De acordo com dados do Ministério das Comunicações, de dezembro de 2002, tramitam, no Conselho Nacional de Comunicação Social, 7.376 processos que reivindicam a outorga de funcionamento de rádios comunitárias. Desde 1998, mais de 13 mil pedidos foram negados, contra 1.707 aprovados. Minas Gerais é o estado que possui o maior número de processos em tramitação e também o que mais teve autorizações de funcionamento expedidas. São 1.270 processos contra 1.130 referentes a estabelecimentos de São Paulo e 348 solicitações expedidas em relação às 223 de emissoras paulistas. Para José Guilherme Castro, presidente da Abraco, Minas Gerais destaca-se porque aqui se realizaram pioneiramente diferentes experiências. Ele assinala que os números não expressam totalmente a realidade das rádios comunitárias no País (centenas nunca reivindicaram a outorga), mas dão uma idéia do quadro confuso que permeia o setor.

As outorgas são apreciadas pelo Congresso Nacional, depois de concedidas pelo Presidente da República. Para o presidente da Abraco, as exigências da lei dificultam claramente a existência das rádios comunitárias que pretendem a prestação de serviço à sociedade.

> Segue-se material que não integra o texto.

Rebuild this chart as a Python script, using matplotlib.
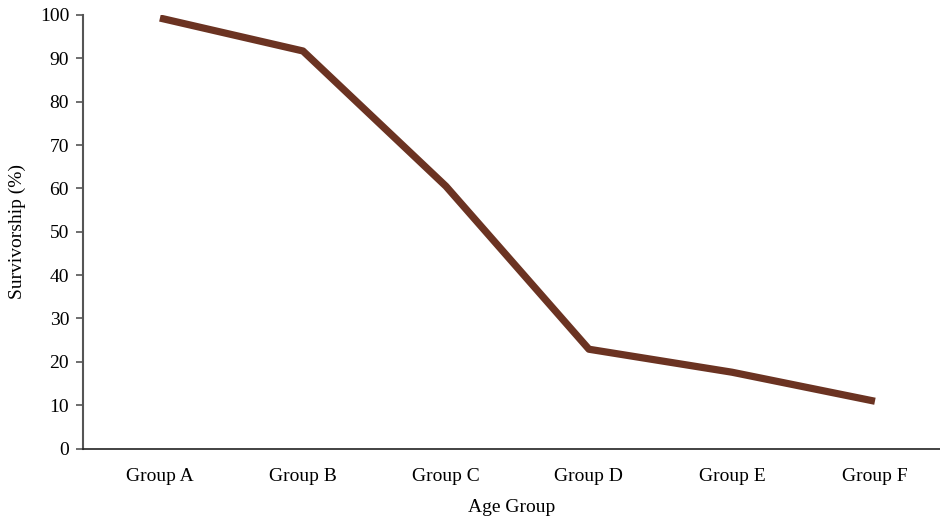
import matplotlib
matplotlib.use("Agg")
import matplotlib.pyplot as plt

grupos = ["Group A", "Group B", "Group C", "Group D", "Group E", "Group F"]
sobrevivencia = [99.3, 91.7, 60.5, 22.9, 17.6, 10.9]
yticks = list(range(0, 101, 10))

plt.rcParams['font.family'] = ['Liberation Serif', 'DejaVu Serif']
plt.rcParams['font.size'] = 14

fig = plt.figure(figsize=(9.4, 5.19), dpi=100)
ax = fig.add_axes([83 / 940, 70.5 / 519, 857 / 940, 433.5 / 519])

x = list(range(len(grupos)))
ax.plot(x, sobrevivencia, color='#6b3322', linewidth=5.2, solid_capstyle='butt')

ax.set_xlim(-0.538, 5.455)
ax.set_ylim(0, 100)
ax.set_xticks(x)
ax.set_xticklabels(grupos)
ax.set_yticks(yticks)
ax.tick_params(axis='x', length=0, pad=14)
ax.tick_params(axis='y', length=5, width=1.2, color='#555555', pad=5)

ax.spines['top'].set_visible(False)
ax.spines['right'].set_visible(False)
ax.spines['left'].set_color('#555555')
ax.spines['left'].set_linewidth(1.5)
ax.spines['bottom'].set_color('#222222')
ax.spines['bottom'].set_linewidth(1.2)

ax.set_xlabel("Age Group", labelpad=10)
ax.set_ylabel("Survivorship (%)", labelpad=10)

fig.savefig("out.png", dpi=100)
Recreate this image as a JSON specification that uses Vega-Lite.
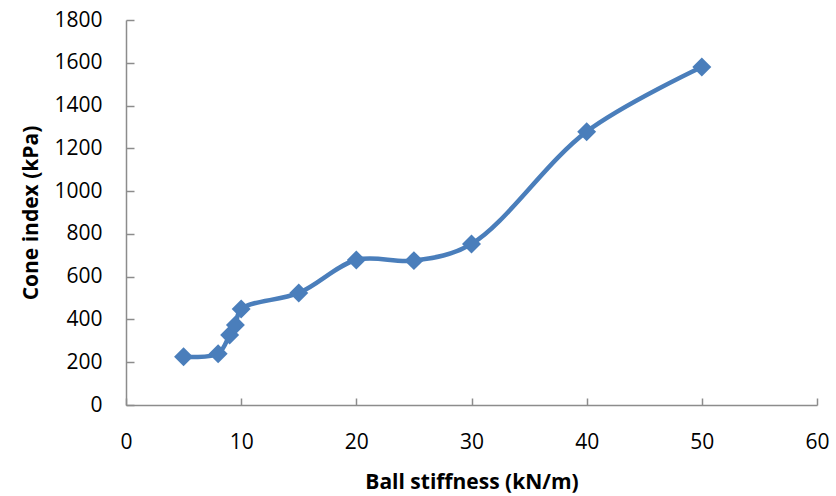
{
  "$schema": "https://vega.github.io/schema/vega-lite/v6.json",
  "autosize": {"type": "none"},
  "width": 691,
  "height": 385,
  "padding": {"left": 126, "top": 20, "right": 19, "bottom": 91},
  "background": "white",
  "config": {
    "view": {"stroke": null},
    "font": "Open Sans",
    "axis": {
      "grid": false,
      "domainColor": "#8C8C8C",
      "tickColor": "#8C8C8C",
      "domainWidth": 1.5,
      "tickWidth": 1.5,
      "labelColor": "#000000",
      "titleColor": "#000000",
      "labelFont": "Open Sans",
      "titleFont": "Open Sans",
      "labelFontSize": 21,
      "titleFontSize": 21,
      "titleFontWeight": "bold",
      "labelFlush": false,
      "labelOverlap": false,
      "format": "d"
    }
  },
  "data": {
    "values": [
      {"stiffness": 5, "cone_index": 226},
      {"stiffness": 8, "cone_index": 240},
      {"stiffness": 9, "cone_index": 327},
      {"stiffness": 9.5, "cone_index": 374},
      {"stiffness": 10, "cone_index": 449},
      {"stiffness": 15, "cone_index": 524},
      {"stiffness": 20, "cone_index": 678},
      {"stiffness": 25, "cone_index": 675},
      {"stiffness": 30, "cone_index": 753},
      {"stiffness": 40, "cone_index": 1278},
      {"stiffness": 50, "cone_index": 1580}
    ]
  },
  "encoding": {
    "x": {
      "field": "stiffness",
      "type": "quantitative",
      "title": "Ball stiffness (kN/m)",
      "scale": {"domain": [0, 60], "nice": false},
      "axis": {"values": [0, 10, 20, 30, 40, 50, 60], "tickSize": -7, "labelPadding": 33, "titlePadding": 19}
    },
    "y": {
      "field": "cone_index",
      "type": "quantitative",
      "title": "Cone index (kPa)",
      "scale": {"domain": [0, 1800], "nice": false},
      "axis": {"values": [0, 200, 400, 600, 800, 1000, 1200, 1400, 1600, 1800], "tickSize": -8, "labelPadding": 32, "titlePadding": 12}
    }
  },
  "layer": [
    {
      "mark": {"type": "line", "interpolate": "catmull-rom", "color": "#4A7EBB", "strokeWidth": 4.5}
    },
    {
      "mark": {"type": "point", "shape": "diamond", "filled": true, "opacity": 1, "color": "#4A7EBB", "size": 360}
    }
  ]
}
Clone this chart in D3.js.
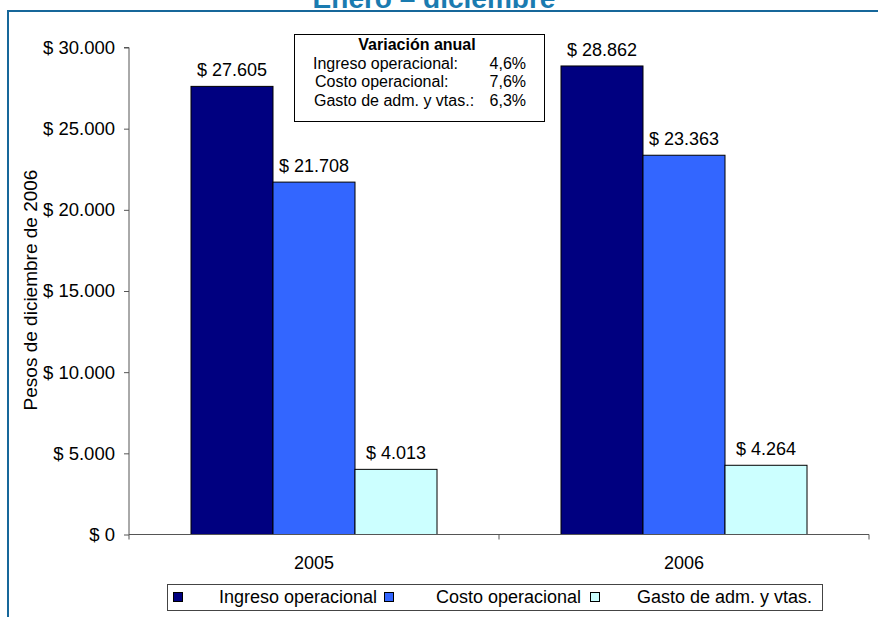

A Lei no 9.612, de fevereiro de 1998, define que as comunitárias só podem chegar aos ouvidos de quem esteja num raio de um quilômetro, com transmissores que não ultrapassem 25 watts ERP, atendendo, assim, a um bairro, vila ou pequeno município. A exigência é descumprida pela maioria das emissoras, legalizadas ou não. José Guilherme ressalta que os parâmetros legais não atendem nem de longe as necessidades das comunidades. Se seguissem a Lei, nem mesmo as rádios nas favelas de Belo Horizonte teriam como chegar ao conjunto dos moradores. As comunitárias são obrigadas a manter, pelo menos, oito horas de programação e não podem sobreviver com comerciais, mas somente com “apoios culturais” de estabelecimentos sediados na comunidade atendida.